1. Die Auslegung eines Testaments ist in erster Linie Sache des Tatsachengerichts. Die Überprüfung im Verfahren der weiteren Beschwerde ist auf Rechtsfehler beschränkt. Maßgebend ist hierbei, ob die Auslegung der Tatsacheninstanz gegen gesetzliche Auslegungsregeln, allgemeine Denk- und Erfahrungsgrundsätze oder Verfahrensvorschriften verstößt, ob in Betracht kommende andere Auslegungsmöglichkeiten nicht in Betracht gezogen wurden, ob ein wesentlicher Umstand übersehen oder dem Testament ein Inhalt gegeben wurde, der dem Wortlaut nicht zu entnehmen ist und auch nicht auf verfahrensfehlerfrei getroffene Feststellungen anderer Anhaltspunkte für den im Testament zum Ausdruck gekommenen Erblasserwillen gestützt werden kann (BGHZ 121, 357, 363; BayOblG NJW-RR 2002, 873 f.).
2. Gegen diese Auslegungsgrundsätze hat das Landgericht nicht verstoßen. Es ist vielmehr in rechtlich nicht zu beanstandender Weise davon ausgegangen, dass der Beteiligte zu 3 ebenfalls Erbe geworden ist und ihm nicht lediglich ein Vermächtnis zugewandt wurde.
a) Zunächst taucht in dem notariellen Testament vom 7. März 1996 der Begriff des Vermächtnisses überhaupt nicht auf. Vielmehr hat die Erblasserin in § 4 des Testaments die Beteiligte zu 2 als Erbin des Hausgrundstücks … in …, den Beteiligten zu 4 als Erben des Grundstücks … in … und die Beteiligte zu 1 als Erbin des gesamten sonstigen Nachlasses einschließlich der kompletten Einrichtung der Wohnung im 1. Obergeschoss des Hauses … in … eingesetzt. In dieser Verfügung, mit der die Erblasserin über ihr gesamtes Vermögen verfügt hat, ist eine Erbeinsetzung der Beteiligten zu 1, 2 und 4 auf den Bruchteil des Vermögens zu sehen, der dem Wert der jeweils zugewandten Gegenstände im Verhältnis zum Gesamtwert des beim Erbfall vorhandenen Vermögens in Verbindung mit einer Teilungsanordnung nach § 2048 BGB entspricht (hierzu BayOblG FamRZ 1999, 1392, 1394; NJW-RR 1997, 517 f.; Palandt, BGB, 61. Aufl., § 2087 Rdnr. 4).

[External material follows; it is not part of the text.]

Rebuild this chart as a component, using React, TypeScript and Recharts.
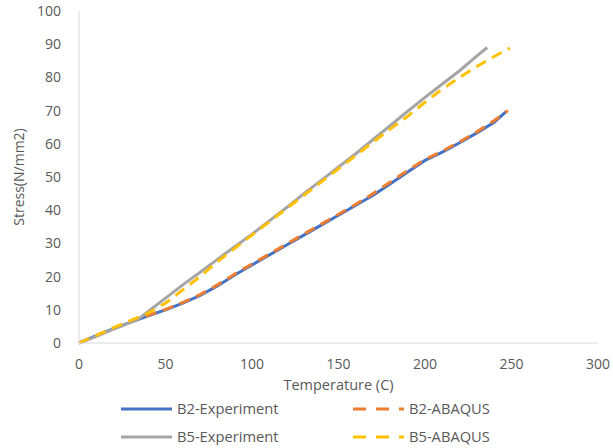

Demgegenüber bestehen keine Anhaltspunkte dafür, das die Erblasserin lediglich die Beteiligte zu 1 als Alleinerbin einsetzen und den Beteiligten zu 2 und 4 bezüglich der beiden Grundstücke Vermächtnisse zuwenden wollte. Die Auslegungsregel des § 2087 Abs. 2 BGB, wonach bei der Zuwendung nur einzelner Gegenstände im Zweifel keine Erbeinsetzung vorliegen soll, findet hier keine Anwendung. Vielmehr ergibt die vorrangige Auslegung des Testaments, dass die Erblasserin die Beteiligten zu 1, 2 und 4 als Miterben einsetzen wollte. Hierfür spricht bereits das Wertverhältnis der beiden Grundstücke zu dem übrigen Vermögen. Aus dem Erbscheinsantrag der Beteiligten zu 1 und 2 vom 6. September 2001 ergibt sich, dass das Vermögen der Erblasserin ohne die beiden Grundstücke sich auf 170.902 DM beläuft (Bl. 42 d. A). Diese Wertfestsetzung wird auch durch den Beteiligten zu 4 nicht angegriffen.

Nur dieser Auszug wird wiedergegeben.